The Chief Source of Defilement

by John Yoder on October 31, 2014

The quote from J. C. Ryle about the hearts of our children and the importance of praying for their conversion is found in his comments on Mark 7:14-23.  Here is the whole section on the chief source of defilement:

We see, in the second place, from this passage, that the heart is the chief source of defilement and impurity in God’s sight. Moral purity does not depend on washing or not washing–touching things or not touching them–eating things or not eating them, as the Scribes and Pharisees taught. “There is nothing from outside a man, that entering into him can defile him–but the things which come out of him, these are those who defile the man.”

There is a deep truth in these words which is frequently overlooked. Our original sinfulness and natural inclination to evil are seldom sufficiently considered. The wickedness of men is often attributed to bad examples, bad company, peculiar temptations, or the snares of the devil. It seems forgotten that every man carries within him a fountain of wickedness. We need no bad company to teach us, and no devil to tempt us, in order to run into sin. We have within us the beginning of every sin under heaven.
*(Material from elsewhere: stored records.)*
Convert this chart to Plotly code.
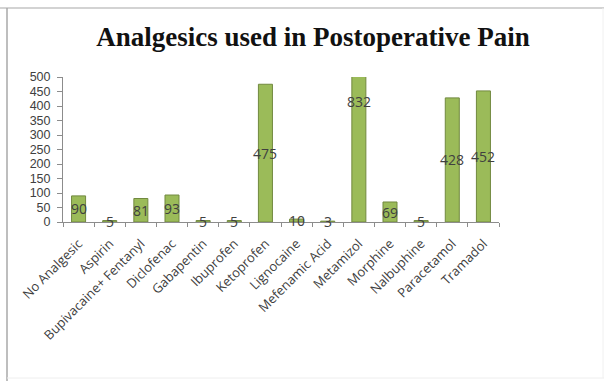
import plotly.graph_objects as go

categories = ["No Analgesic", "Aspirin", "Bupivacaine+ Fentanyl", "Diclofenac", "Gabapentin",
              "Ibuprofen", "Ketoprofen", "Lignocaine", "Mefenamic Acid", "Metamizol",
              "Morphine", "Nalbuphine", "Paracetamol", "Tramadol"]
values = [90, 5, 81, 93, 5, 5, 475, 10, 3, 832, 69, 5, 428, 452]
y_ticks = [0, 50, 100, 150, 200, 250, 300, 350, 400, 450, 500]

W, H = 604, 381
L, R, T, B = 63, 105, 77, 159

fig = go.Figure()
fig.add_trace(go.Bar(
    x=categories, y=values, width=0.45,
    marker=dict(color="#9BBB59", line=dict(color="#71893F", width=1)),
    hoverinfo="skip",
))

for c, v in zip(categories, values):
    fig.add_annotation(x=c, y=v / 2, text=str(v), showarrow=False,
                       font=dict(family="Open Sans, Liberation Sans, sans-serif", size=14, color="#404040"),
                       xanchor="center", yanchor="middle")

pw = W - L - R
ph = H - T - B
def px2x(px):
    return (px - L) / pw
def py2y(py):
    return (H - B - py) / ph

shapes = [
    dict(type="line", xref="paper", yref="paper", x0=px2x(0), x1=px2x(604), y0=py2y(8), y1=py2y(8),
         line=dict(color="#c4c4c4", width=1.5)),
    dict(type="line", xref="paper", yref="paper", x0=px2x(7), x1=px2x(7), y0=py2y(8), y1=py2y(381),
         line=dict(color="#a8a8a8", width=1.5)),
    dict(type="line", xref="paper", yref="paper", x0=px2x(7), x1=px2x(604), y0=py2y(378), y1=py2y(378),
         line=dict(color="#eeeeee", width=1)),
    dict(type="line", xref="paper", yref="paper", x0=px2x(603), x1=px2x(603), y0=py2y(8), y1=py2y(378),
         line=dict(color="#f0f0f0", width=1)),
]

fig.update_layout(
    width=W, height=H,
    margin=dict(l=L, r=R, t=T, b=B, autoexpand=False),
    paper_bgcolor="white", plot_bgcolor="white",
    showlegend=False,
    title=dict(text="<b>Analgesics used in Postoperative Pain</b>",
               font=dict(family="Liberation Serif, Times New Roman, serif", size=27, color="#111111"),
               x=313 / W, xref="container", xanchor="center",
               y=1 - 37 / H, yref="container", yanchor="middle"),
    shapes=shapes,
    xaxis=dict(
        showline=True, linecolor="#8c8c8c", linewidth=1,
        ticks="outside", tickson="boundaries", ticklen=4, tickcolor="#8c8c8c",
        tickangle=-45, ticklabelstandoff=8,
        tickfont=dict(family="Open Sans, Liberation Sans, sans-serif", size=13, color="#404040"),
        showgrid=False, zeroline=False,
    ),
    yaxis=dict(
        range=[0, 500], tickvals=y_ticks, ticktext=[str(t) for t in y_ticks],
        showline=True, linecolor="#8c8c8c", linewidth=1,
        ticks="outside", ticklen=5, tickcolor="#8c8c8c", ticklabelstandoff=4,
        tickfont=dict(family="Liberation Sans, Arial, sans-serif", size=12.5, color="#404040"),
        showgrid=False, zeroline=False,
    ),
)

fig.write_html("out.html")
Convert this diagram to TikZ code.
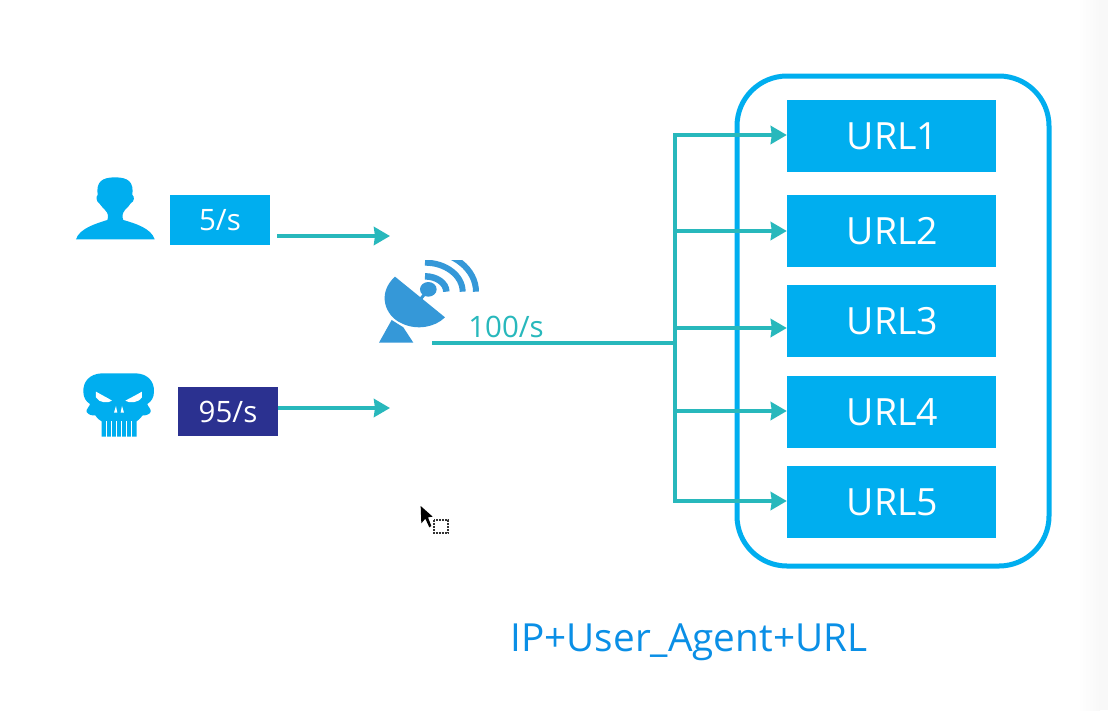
\documentclass[tikz,border=0pt]{standalone}
\usepackage{fontspec}
\setmainfont{Open Sans}
\usetikzlibrary{arrows.meta}
\definecolor{cyanblue}{HTML}{00AEEF}
\definecolor{tealline}{HTML}{28B8BC}
\definecolor{navybox}{HTML}{2B3190}
\definecolor{dishblue}{HTML}{3598D8}
\definecolor{captionblue}{HTML}{0A8FE6}
\definecolor{edgegrey}{HTML}{F8F8F8}
\tikzset{
  urlbox/.style={fill=cyanblue,text=white,minimum width=209pt,minimum height=72pt,inner sep=0pt,font=\fontsize{37.5}{37.5}\selectfont},
  ratebox/.style={text=white,minimum width=100pt,minimum height=50pt,inner sep=0pt,font=\fontsize{29.5}{29.5}\selectfont},
  flow/.style={draw=tealline,line width=4.6pt},
  flowarrow/.style={flow,-{Stealth[length=16pt,width=18pt,inset=1pt]}},
}
\begin{document}
\begin{tikzpicture}[x=1pt,y=-1pt]
\useasboundingbox (0,0) rectangle (1108,710);
\fill[white] (0,0) rectangle (1108,710);
\fill[left color=white,right color=edgegrey] (1078,0) rectangle (1100,710);
\fill[edgegrey] (1100,0) rectangle (1108,710);
% container
\node[draw=cyanblue,line width=5pt,rounded corners=50pt,minimum width=312pt,minimum height=490pt,inner sep=0pt] (group) at (893,321) {};
% URL boxes
\node[urlbox] (u1) at (891.5,136) {\hspace{2pt}URL1};
\node[urlbox] (u2) at (891.5,231) {\hspace{2pt}URL2};
\node[urlbox] (u3) at (891.5,321) {\hspace{2pt}URL3};
\node[urlbox] (u4) at (891.5,412) {\hspace{2pt}URL4};
\node[urlbox] (u5) at (891.5,502) {\hspace{2pt}URL5};
% rate boxes
\node[ratebox,fill=cyanblue] (good) at (220,220) {5/s};
\node[ratebox,fill=navybox,minimum height=49pt] (bad) at (228,411.5) {95/s};
% free ends
\coordinate (goodend) at (390,236);
\coordinate (goodstart) at (277,236);
\coordinate (badend) at (390,408);
\coordinate (trunk) at (432,343);
\coordinate (fork) at (675,343);
\coordinate (t1) at (675,135);
\coordinate (t2) at (675,231);
\coordinate (t3) at (675,328);
\coordinate (t4) at (675,411);
\coordinate (t5) at (675,501);
% connectors
\draw[flowarrow] (goodstart) -- (goodend);
\draw[flowarrow] (bad.east |- badend) -- (badend);
\draw[flow] (trunk) -- (fork);
\draw[flow,line cap=rect] (t1) -- (t5);
\draw[flowarrow] (t1) -- (u1.west |- t1);
\draw[flowarrow] (t2) -- (u2.west |- t2);
\draw[flowarrow] (t3) -- (u3.west |- t3);
\draw[flowarrow] (t4) -- (u4.west |- t4);
\draw[flowarrow] (t5) -- (u5.west |- t5);
% labels
\node[text=tealline,inner sep=0pt,font=\fontsize{29.5}{29.5}\selectfont] (rate) at (506,327) {100/s};
\node[text=captionblue,inner sep=0pt,font=\fontsize{38.7}{38.7}\selectfont] (caption) at (689,642) {IP+User\_Agent+URL};
% icons (coordinates in 3x zoom units)
\begin{scope}[shift={(60,160)},x=0.3333pt,y=-0.3333pt]
  % person
  \fill[cyanblue] (48,238) .. controls (58,205) and (110,190) .. (142,180) .. controls (145,172) and (146,160) .. (135,150)
    .. controls (125,140) and (122,135) .. (118,130) .. controls (108,125) and (108,108) .. (113,105)
    .. controls (108,66) and (125,52) .. (165,52) .. controls (205,52) and (222,66) .. (217,105)
    .. controls (224,108) and (224,125) .. (212,130) .. controls (208,138) and (200,145) .. (195,150)
    .. controls (186,160) and (186,172) .. (190,180) .. controls (225,190) and (274,205) .. (284,238) -- cycle;
  % skull
  \fill[cyanblue] (125,640) -- (228,640) .. controls (265,642) and (283,665) .. (282,695)
    .. controls (282,712) and (274,725) .. (262,732) .. controls (262,738) and (276,750) .. (272,756)
    .. controls (268,764) and (254,768) .. (248,766) .. controls (240,776) and (234,782) .. (230,784)
    -- (230,830) -- (125,830) -- (125,784) .. controls (120,782) and (112,776) .. (106,766)
    .. controls (98,768) and (84,764) .. (80,756) .. controls (76,750) and (90,738) .. (90,732)
    .. controls (78,725) and (70,712) .. (70,695) .. controls (69,665) and (88,642) .. (125,640) -- cycle;
  \fill[white] (108,695) .. controls (125,705) and (145,715) .. (156,722) .. controls (145,730) and (118,730) .. (108,712) -- cycle;
  \fill[white] (246,695) .. controls (229,705) and (209,715) .. (196,722) .. controls (207,730) and (234,730) .. (246,712) -- cycle;
  \fill[white] (162,758) -- (168,738) -- (172,758) -- cycle;
  \fill[white] (182,758) -- (186,738) -- (192,758) -- cycle;
  \foreach \gx in {137,152,167,182,197,212} \fill[white] (\gx,784) rectangle (\gx+4,831);
\end{scope}
\begin{scope}[shift={(360,240)},x=0.3333pt,y=-0.3333pt]
  % dish
  \fill[dishblue] (105,110) -- (255,232) .. controls (225,262) and (170,272) .. (125,250)
    .. controls (75,228) and (50,160) .. (105,110) -- cycle;
  \fill[dishblue] (95,240) -- (57,308) -- (160,308) -- (130,262) -- cycle;
  \draw[dishblue,line width=3pt] (205,148) -- (178,182);
  \fill[dishblue] (205,148) ellipse (25 and 22);
  \begin{scope}
    \clip (195,60) rectangle (360,155);
    \draw[dishblue,line width=6.5pt] (195,109) arc[start angle=-90,end angle=0,x radius=64,y radius=46];
    \draw[dishblue,line width=6pt] (195,68) arc[start angle=-90,end angle=0,x radius=113,y radius=87];
    \draw[dishblue,line width=6pt] (195,33) arc[start angle=-90,end angle=0,x radius=153,y radius=122];
  \end{scope}
\end{scope}
% cursor
\begin{scope}[shift={(400,490)},x=0.3333pt,y=-0.3333pt]
  \fill[black] (62,48) -- (64,100) -- (76,86) -- (88,112) -- (94,108) -- (84,82) -- (98,80) -- cycle;
  \draw[black!80,line width=2pt,densely dotted] (101,91) rectangle (145,130);
\end{scope}
\end{tikzpicture}
\end{document}
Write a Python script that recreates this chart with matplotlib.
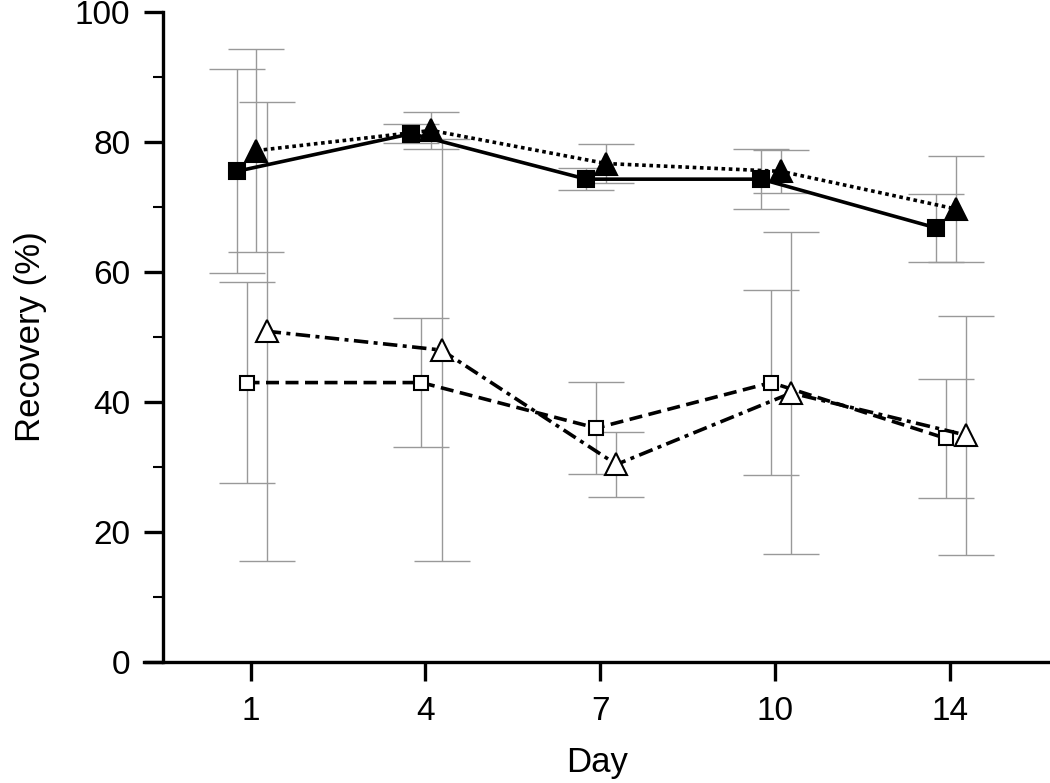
import numpy as np
import matplotlib
matplotlib.use("Agg")
import matplotlib.pyplot as plt

plt.rcParams['font.family'] = ['Liberation Sans', 'DejaVu Sans']

days = ['1', '4', '7', '10', '14']

# filled squares, solid line
sq_fill = [75.5, 81.3, 74.3, 74.3, 66.8]
sq_fill_err = [15.7, 1.5, 1.7, 4.6, 5.2]
# filled triangles, dotted line
tri_fill = [78.7, 81.8, 76.7, 75.5, 69.7]
tri_fill_err = [15.6, 2.9, 3.0, 3.3, 8.2]
# open squares, dashed line
sq_open = [43.0, 43.0, 36.0, 43.0, 34.4]
sq_open_err = [15.5, 9.9, 7.1, 14.2, 9.2]
# open triangles, dash-dot line
tri_open = [50.9, 48.0, 30.4, 41.4, 34.9]
tri_open_err = [35.3, 32.5, 5.0, 24.8, 18.4]

x = np.arange(1, len(days) + 1)

fig = plt.figure(figsize=(10.5, 7.83), dpi=100)
ax = fig.add_axes([0.137, 0.1545, 0.863, 0.83])

series = [
    (sq_fill, sq_fill_err, -0.08, 's', 'black', (0, ()), 11.5),
    (sq_open, sq_open_err, -0.023, 's', 'white', (0, (3.6, 1.8)), 10.5),
    (tri_fill, tri_fill_err, 0.034, '^', 'black', (0, (1, 1)), 16),
    (tri_open, tri_open_err, 0.092, '^', 'white', (0, (4, 1.5, 1.1, 1.5)), 16),
]

# error bars first, behind the lines
for vals, err, off, mk, fc, ls, ms in series:
    ax.errorbar(x + off, vals, yerr=err, fmt='none', ecolor='#999999',
                elinewidth=1.0, capsize=20.5, capthick=1.0, zorder=1)

for vals, err, off, mk, fc, ls, ms in series:
    ax.plot(x + off, vals, color='black', lw=2.6, linestyle=ls,
            marker=mk, markersize=ms, markerfacecolor=fc,
            markeredgecolor='black', markeredgewidth=1.5, zorder=3)

ax.set_xlim(0.39, 5.571)
ax.set_ylim(0, 100)
ax.spines['top'].set_visible(False)
ax.spines['right'].set_visible(False)
ax.spines['left'].set_position(('data', 0.5))
ax.spines['left'].set_linewidth(2.4)
ax.spines['bottom'].set_linewidth(2.4)

ax.set_xticks(x)
ax.set_xticklabels(days)
ax.set_yticks([0, 20, 40, 60, 80, 100])
ax.set_yticks([10, 30, 50, 70, 90], minor=True)
ax.tick_params(axis='both', which='major', length=13.5, width=2.4,
               labelsize=24)
ax.tick_params(axis='y', which='major', pad=10)
ax.tick_params(axis='x', which='major', pad=11)
ax.tick_params(axis='y', which='minor', length=7, width=1.5)

ax.set_xlabel('Day', fontsize=25, labelpad=14)
ax.set_ylabel('Recovery (%)', fontsize=25, labelpad=20)

fig.savefig('out.png', dpi=100)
We ought to remember this in the training and education of children. In all our management we must never forget, that the seeds of all mischief and wickedness are in their hearts. It is not enough to keep boys and girls at home, and shut out every outward temptation. They carry within them a heart ready for any sin, and until that heart is changed they are not safe, whatever we do. When children do wrong, it is a common practice to lay all the blame on bad companions. But it is mere ignorance, blindness, and foolishness to do so. Bad companions are a great evil no doubt, and an evil to be avoided as much as possible. But no bad companion teaches a boy or girl half as much sin as their own hearts will suggest to them, unless they are renewed by the Spirit. The beginning of all wickedness is within. If parents were half as diligent in praying for their children’s conversion as they are in keeping them from bad company, their children would turn out far better than they do.